They whistled and giggled in gay abandon, like girls not yet out of adolescence, although their well-developed womanly forms clearly indicated shapely specimens of that exquisite species – French mid-twenties females. Every time I looked up from my Mac to the sunny sky, rolling hills and gushing mountain stream of the quaint old town of Ax-les-Thermes in the Midi-Pyrenees, or idly glanced at passersby enjoying leisurely Sunday strolls in the holiday setting, they would wave and wink to catch my eye. Engage my attention they did, and yet this most memorable of travel encounters was to remain one without so much as a solitary word exchanged. I was happily ensconced in my own world, lapping up the cool breezes on a summer day in this town of hot springs, at the foot of the ski slope nearest the French city of Toulouse some two hours away.

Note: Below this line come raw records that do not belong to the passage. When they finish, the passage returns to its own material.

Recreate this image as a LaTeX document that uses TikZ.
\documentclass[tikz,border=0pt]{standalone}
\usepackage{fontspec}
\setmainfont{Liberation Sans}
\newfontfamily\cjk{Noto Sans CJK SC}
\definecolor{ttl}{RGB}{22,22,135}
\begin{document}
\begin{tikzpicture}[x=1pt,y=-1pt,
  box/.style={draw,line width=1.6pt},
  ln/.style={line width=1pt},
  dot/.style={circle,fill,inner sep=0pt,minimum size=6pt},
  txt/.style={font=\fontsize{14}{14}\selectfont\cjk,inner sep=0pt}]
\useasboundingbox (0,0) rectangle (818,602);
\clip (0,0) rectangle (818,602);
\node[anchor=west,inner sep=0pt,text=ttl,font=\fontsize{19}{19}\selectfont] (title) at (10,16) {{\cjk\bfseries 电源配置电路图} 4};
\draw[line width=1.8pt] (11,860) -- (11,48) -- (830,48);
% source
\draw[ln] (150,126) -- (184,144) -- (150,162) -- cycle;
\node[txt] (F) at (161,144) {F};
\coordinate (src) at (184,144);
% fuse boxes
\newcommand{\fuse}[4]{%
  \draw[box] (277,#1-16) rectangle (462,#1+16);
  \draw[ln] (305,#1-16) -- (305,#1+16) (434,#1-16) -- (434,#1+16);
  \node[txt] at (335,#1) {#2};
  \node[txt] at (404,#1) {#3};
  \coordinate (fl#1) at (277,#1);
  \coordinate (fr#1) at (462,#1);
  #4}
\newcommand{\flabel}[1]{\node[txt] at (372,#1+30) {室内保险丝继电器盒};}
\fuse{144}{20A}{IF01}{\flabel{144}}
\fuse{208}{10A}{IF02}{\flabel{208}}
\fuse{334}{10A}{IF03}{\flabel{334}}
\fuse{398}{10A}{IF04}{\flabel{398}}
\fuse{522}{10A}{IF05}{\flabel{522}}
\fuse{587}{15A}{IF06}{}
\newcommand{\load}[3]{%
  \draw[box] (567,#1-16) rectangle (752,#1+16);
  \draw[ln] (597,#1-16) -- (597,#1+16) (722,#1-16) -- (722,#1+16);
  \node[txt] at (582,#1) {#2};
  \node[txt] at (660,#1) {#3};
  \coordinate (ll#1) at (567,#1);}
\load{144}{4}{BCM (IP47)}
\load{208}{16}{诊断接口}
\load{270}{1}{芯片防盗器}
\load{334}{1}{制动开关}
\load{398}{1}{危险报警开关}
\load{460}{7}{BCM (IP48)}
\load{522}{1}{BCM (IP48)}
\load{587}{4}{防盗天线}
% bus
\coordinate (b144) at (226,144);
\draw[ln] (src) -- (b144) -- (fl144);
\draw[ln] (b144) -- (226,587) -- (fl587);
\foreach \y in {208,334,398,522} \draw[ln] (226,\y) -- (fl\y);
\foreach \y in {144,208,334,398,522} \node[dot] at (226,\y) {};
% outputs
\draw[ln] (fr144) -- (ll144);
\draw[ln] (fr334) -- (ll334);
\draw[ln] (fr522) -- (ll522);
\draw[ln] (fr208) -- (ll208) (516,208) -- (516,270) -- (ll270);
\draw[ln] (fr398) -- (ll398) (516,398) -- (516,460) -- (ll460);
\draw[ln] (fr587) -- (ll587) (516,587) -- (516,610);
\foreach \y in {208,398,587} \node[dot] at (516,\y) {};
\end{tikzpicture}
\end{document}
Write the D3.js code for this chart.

Why this should be such a novel experience requires perhaps a touch of explanation. As a brown-skinned Indian I am no stranger to the commonly-held perception of European girls, revealed laughingly by many in friendly company while in India, that Indian men view them with an ill-disguised
interest that can often be distinctly uncomfortable to experience. And here I was, holidaying with my Danish girlfriend at a summer house in the French countryside, with the logo of her hometown of Copenhagen brightly reflecting the sunlight off the back of my laptop, as I sat on a park bench with Ax’s pride, a casino, behind me. And what should happen but the exact inverse of that popular caricaturing of an excitable young Indian boy with his hormones raging, unable to resist reaching out in some innocuous way to one of the skimpily-clad French girls fluttering about in their Sunday best, summer dresses drifting limpidly about their graceful motion. Here I was, with three beauties eyeing me, exchanging quiet notes amongst themselves, completely unabashed to let me know my tanned self engaged their attention, sitting in this relatively unfamiliar scenery keying sweet nothings into my
Mac.
What makes a travel encounter memorable? Sometimes it is the novelty of it, the incomparable exhilaration and surge of emotion at the fact of something that has occurred. Yet there are times that the very possibility of something makes it come alive and evokes a sense of wonder. In this case the
poignant aspects of that sunny moment shared across park benches with those three girls irradiates in a manner that any prolonged entanglement would have been hard put to rival. It stands witness to a quiet sharing that both acknowledged, they by flirting light-heartedly from the safety of their soil, and I by continuing to go about my life in the fullness of their terrain, content to experience but not alter. Just as the country of France, revealed to me in its first tiny detail through such unusual exposure to a
traditional village on a cozy mountainside rather than its usual beloved Paris, holds immense possibilities that boggle the imagination and pamper curiosity, this chance encounter, so unencumbered by complications, so uninhibited in its unassuming act of being and expression, and so rich in its frank lack of intent, remains alive in afterthought. Though perhaps it would have only been fair on my part to have blown them a sporting kiss!